— BEGIN Data block —

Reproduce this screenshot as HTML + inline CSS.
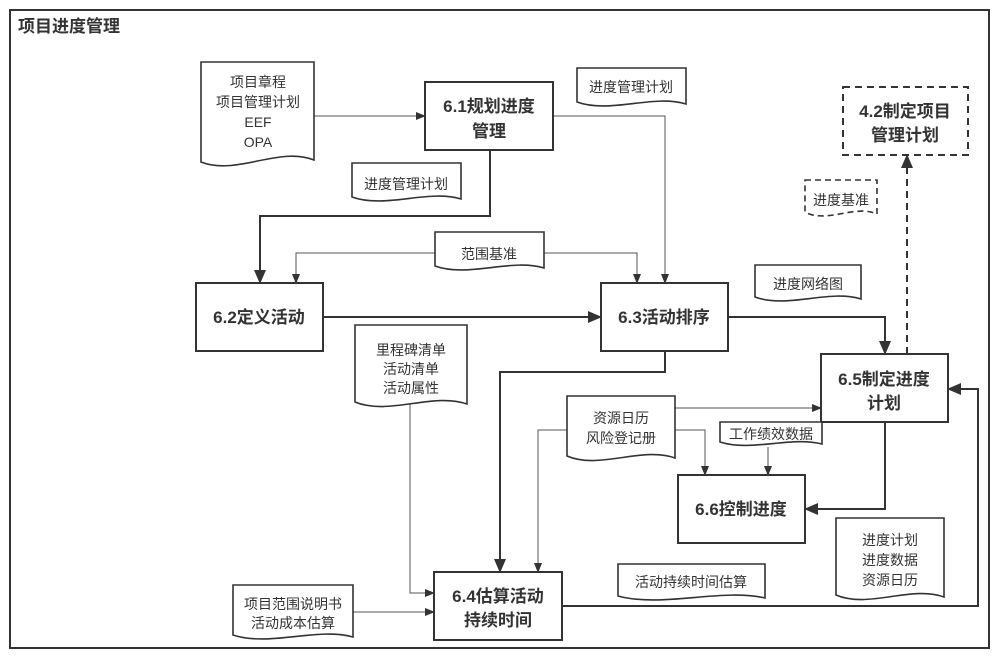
<!DOCTYPE html>
<html><head><meta charset="utf-8"><style>
html,body{margin:0;padding:0;background:#fff;width:1000px;height:660px;overflow:hidden}
svg{display:block}
text{font-family:"Liberation Sans","Noto Sans CJK SC",sans-serif;fill:#333}
.t{font-size:14px;text-anchor:middle}
.b{font-size:17px;font-weight:bold;text-anchor:middle}
.box{fill:#fff;stroke:#333;stroke-width:2}
.doc{fill:#fff;stroke:#333;stroke-width:1.6}
.ln{fill:none;stroke:#555;stroke-width:1}
.lt{fill:none;stroke:#333;stroke-width:2}
</style></head><body>
<svg width="1000" height="660" viewBox="0 0 1000 660">
<defs>
<marker id="a" markerWidth="10" markerHeight="8" refX="9" refY="4" orient="auto" markerUnits="userSpaceOnUse"><path d="M0,0 L10,4 L0,8 Z" fill="#333"/></marker>
<marker id="A" markerWidth="14" markerHeight="12" refX="13" refY="6" orient="auto" markerUnits="userSpaceOnUse"><path d="M0,0 L14,6 L0,12 Z" fill="#333"/></marker>
</defs>
<rect x="10" y="10" width="979" height="638" fill="none" stroke="#333" stroke-width="2"/>
<text x="18" y="32" style="font-size:17px;font-weight:bold">项目进度管理</text>

<path class="ln" d="M314 116 H425" marker-end="url(#a)"/>
<path class="ln" d="M553 116 H665 V283" marker-end="url(#a)"/>
<path class="lt" d="M490 150 V216 H260 V283" marker-end="url(#A)"/>
<path class="ln" d="M435 253 H296 V283" marker-end="url(#a)"/>
<path class="ln" d="M544 253 H637 V283" marker-end="url(#a)"/>
<path class="lt" d="M323 317 H601" marker-end="url(#A)"/>
<path class="lt" d="M728 317 H885 V354" marker-end="url(#A)"/>
<path class="lt" d="M665 351 V372 H500 V572" marker-end="url(#A)"/>
<path class="ln" d="M410 402 V593 H434" marker-end="url(#a)"/>
<path class="ln" d="M675 408 H821" marker-end="url(#a)"/>
<path class="ln" d="M675 430 H705 V475" marker-end="url(#a)"/>
<path class="ln" d="M567 430 H538 V572" marker-end="url(#a)"/>
<path class="ln" d="M768 447 V475" marker-end="url(#a)"/>
<path class="lt" d="M885 422 V509 H805" marker-end="url(#A)"/>
<path class="lt" d="M562 606 H978 V389 H948" marker-end="url(#A)"/>
<path class="ln" d="M353 612 H434" marker-end="url(#a)"/>
<path d="M907 354 V155" fill="none" stroke="#333" stroke-width="2" stroke-dasharray="7,5" marker-end="url(#A)"/>

<rect class="box" x="425" y="82" width="128" height="68"/>
<text class="b" x="489" y="112">6.1规划进度</text><text class="b" x="489" y="137">管理</text>
<rect class="box" x="196" y="283" width="127" height="68"/>
<text class="b" x="259" y="323">6.2定义活动</text>
<rect class="box" x="601" y="283" width="127" height="68"/>
<text class="b" x="664" y="323">6.3活动排序</text>
<rect x="843" y="87" width="125" height="68" fill="#fff" stroke="#333" stroke-width="2" stroke-dasharray="7,5"/>
<text class="b" x="905" y="117">4.2制定项目</text><text class="b" x="905" y="141">管理计划</text>
<rect class="box" x="821" y="354" width="127" height="68"/>
<text class="b" x="884" y="385">6.5制定进度</text><text class="b" x="884" y="409">计划</text>
<rect class="box" x="678" y="475" width="127" height="68"/>
<text class="b" x="741" y="515">6.6控制进度</text>
<rect class="box" x="434" y="572" width="128" height="68"/>
<text class="b" x="498" y="602">6.4估算活动</text><text class="b" x="498" y="626">持续时间</text>

<path class="doc" d="M201 62 H314 V160 C279 146 236 176 201 162 Z"/>
<text class="t" x="258" y="87">项目章程</text><text class="t" x="258" y="107">项目管理计划</text><text class="t" x="258" y="127">EEF</text><text class="t" x="258" y="147">OPA</text>

<path class="doc" d="M577 68 H686 V104 C653 94 610 114 577 102 Z"/>
<text class="t" x="631" y="92">进度管理计划</text>

<path class="doc" d="M352 163 H461 V199 C428 189 385 209 352 197 Z"/>
<text class="t" x="406" y="189">进度管理计划</text>

<path class="doc" d="M435 232 H544 V268 C511 258 468 278 435 266 Z"/>
<text class="t" x="489" y="259">范围基准</text>

<path class="doc" d="M355 325 H467 V404 C433 392 389 416 355 402 Z"/>
<text class="t" x="411" y="355">里程碑清单</text><text class="t" x="411" y="374">活动清单</text><text class="t" x="411" y="393">活动属性</text>

<path class="doc" d="M755 265 H861 V299 C829 289 787 309 755 297 Z"/>
<text class="t" x="808" y="289">进度网络图</text>

<path d="M805 180 H877 V214 C855 204 827 224 805 212 Z" fill="#fff" stroke="#333" stroke-width="1.6" stroke-dasharray="6,4"/>
<text class="t" x="841" y="205">进度基准</text>

<path class="doc" d="M567 396 H675 V458 C643 446 599 470 567 456 Z"/>
<text class="t" x="621" y="423">资源日历</text><text class="t" x="621" y="443">风险登记册</text>

<path class="doc" d="M720 422 H822 V444 C791 436 751 452 720 442 Z"/>
<text class="t" x="771" y="439">工作绩效数据</text>

<path class="doc" d="M836 518 H944 V597 C912 585 868 609 836 595 Z"/>
<text class="t" x="890" y="545">进度计划</text><text class="t" x="890" y="565">进度数据</text><text class="t" x="890" y="585">资源日历</text>

<path class="doc" d="M618 564 H765 V598 C721 588 662 608 618 596 Z"/>
<text class="t" x="691" y="587">活动持续时间估算</text>

<path class="doc" d="M233 585 H353 V637 C317 627 269 647 233 635 Z"/>
<text class="t" x="293" y="609">项目范围说明书</text><text class="t" x="293" y="628">活动成本估算</text>
</svg>
</body></html>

— END Data block —

* **What is expected**
Print out the whole of the material word for word, without pictures.

* **Expected answer**
Reproduce this screenshot as HTML + inline CSS.
<!DOCTYPE html>
<html><head><meta charset="utf-8"><style>
html,body{margin:0;padding:0;background:#fff;width:1000px;height:660px;overflow:hidden}
svg{display:block}
text{font-family:"Liberation Sans","Noto Sans CJK SC",sans-serif;fill:#333}
.t{font-size:14px;text-anchor:middle}
.b{font-size:17px;font-weight:bold;text-anchor:middle}
.box{fill:#fff;stroke:#333;stroke-width:2}
.doc{fill:#fff;stroke:#333;stroke-width:1.6}
.ln{fill:none;stroke:#555;stroke-width:1}
.lt{fill:none;stroke:#333;stroke-width:2}
</style></head><body>
<svg width="1000" height="660" viewBox="0 0 1000 660">
<defs>
<marker id="a" markerWidth="10" markerHeight="8" refX="9" refY="4" orient="auto" markerUnits="userSpaceOnUse"><path d="M0,0 L10,4 L0,8 Z" fill="#333"/></marker>
<marker id="A" markerWidth="14" markerHeight="12" refX="13" refY="6" orient="auto" markerUnits="userSpaceOnUse"><path d="M0,0 L14,6 L0,12 Z" fill="#333"/></marker>
</defs>
<rect x="10" y="10" width="979" height="638" fill="none" stroke="#333" stroke-width="2"/>
<text x="18" y="32" style="font-size:17px;font-weight:bold">项目进度管理</text>

<path class="ln" d="M314 116 H425" marker-end="url(#a)"/>
<path class="ln" d="M553 116 H665 V283" marker-end="url(#a)"/>
<path class="lt" d="M490 150 V216 H260 V283" marker-end="url(#A)"/>
<path class="ln" d="M435 253 H296 V283" marker-end="url(#a)"/>
<path class="ln" d="M544 253 H637 V283" marker-end="url(#a)"/>
<path class="lt" d="M323 317 H601" marker-end="url(#A)"/>
<path class="lt" d="M728 317 H885 V354" marker-end="url(#A)"/>
<path class="lt" d="M665 351 V372 H500 V572" marker-end="url(#A)"/>
<path class="ln" d="M410 402 V593 H434" marker-end="url(#a)"/>
<path class="ln" d="M675 408 H821" marker-end="url(#a)"/>
<path class="ln" d="M675 430 H705 V475" marker-end="url(#a)"/>
<path class="ln" d="M567 430 H538 V572" marker-end="url(#a)"/>
<path class="ln" d="M768 447 V475" marker-end="url(#a)"/>
<path class="lt" d="M885 422 V509 H805" marker-end="url(#A)"/>
<path class="lt" d="M562 606 H978 V389 H948" marker-end="url(#A)"/>
<path class="ln" d="M353 612 H434" marker-end="url(#a)"/>
<path d="M907 354 V155" fill="none" stroke="#333" stroke-width="2" stroke-dasharray="7,5" marker-end="url(#A)"/>

<rect class="box" x="425" y="82" width="128" height="68"/>
<text class="b" x="489" y="112">6.1规划进度</text><text class="b" x="489" y="137">管理</text>
<rect class="box" x="196" y="283" width="127" height="68"/>
<text class="b" x="259" y="323">6.2定义活动</text>
<rect class="box" x="601" y="283" width="127" height="68"/>
<text class="b" x="664" y="323">6.3活动排序</text>
<rect x="843" y="87" width="125" height="68" fill="#fff" stroke="#333" stroke-width="2" stroke-dasharray="7,5"/>
<text class="b" x="905" y="117">4.2制定项目</text><text class="b" x="905" y="141">管理计划</text>
<rect class="box" x="821" y="354" width="127" height="68"/>
<text class="b" x="884" y="385">6.5制定进度</text><text class="b" x="884" y="409">计划</text>
<rect class="box" x="678" y="475" width="127" height="68"/>
<text class="b" x="741" y="515">6.6控制进度</text>
<rect class="box" x="434" y="572" width="128" height="68"/>
<text class="b" x="498" y="602">6.4估算活动</text><text class="b" x="498" y="626">持续时间</text>

<path class="doc" d="M201 62 H314 V160 C279 146 236 176 201 162 Z"/>
<text class="t" x="258" y="87">项目章程</text><text class="t" x="258" y="107">项目管理计划</text><text class="t" x="258" y="127">EEF</text><text class="t" x="258" y="147">OPA</text>

<path class="doc" d="M577 68 H686 V104 C653 94 610 114 577 102 Z"/>
<text class="t" x="631" y="92">进度管理计划</text>

<path class="doc" d="M352 163 H461 V199 C428 189 385 209 352 197 Z"/>
<text class="t" x="406" y="189">进度管理计划</text>

<path class="doc" d="M435 232 H544 V268 C511 258 468 278 435 266 Z"/>
<text class="t" x="489" y="259">范围基准</text>

<path class="doc" d="M355 325 H467 V404 C433 392 389 416 355 402 Z"/>
<text class="t" x="411" y="355">里程碑清单</text><text class="t" x="411" y="374">活动清单</text><text class="t" x="411" y="393">活动属性</text>

<path class="doc" d="M755 265 H861 V299 C829 289 787 309 755 297 Z"/>
<text class="t" x="808" y="289">进度网络图</text>

<path d="M805 180 H877 V214 C855 204 827 224 805 212 Z" fill="#fff" stroke="#333" stroke-width="1.6" stroke-dasharray="6,4"/>
<text class="t" x="841" y="205">进度基准</text>

<path class="doc" d="M567 396 H675 V458 C643 446 599 470 567 456 Z"/>
<text class="t" x="621" y="423">资源日历</text><text class="t" x="621" y="443">风险登记册</text>

<path class="doc" d="M720 422 H822 V444 C791 436 751 452 720 442 Z"/>
<text class="t" x="771" y="439">工作绩效数据</text>

<path class="doc" d="M836 518 H944 V597 C912 585 868 609 836 595 Z"/>
<text class="t" x="890" y="545">进度计划</text><text class="t" x="890" y="565">进度数据</text><text class="t" x="890" y="585">资源日历</text>

<path class="doc" d="M618 564 H765 V598 C721 588 662 608 618 596 Z"/>
<text class="t" x="691" y="587">活动持续时间估算</text>

<path class="doc" d="M233 585 H353 V637 C317 627 269 647 233 635 Z"/>
<text class="t" x="293" y="609">项目范围说明书</text><text class="t" x="293" y="628">活动成本估算</text>
</svg>
</body></html>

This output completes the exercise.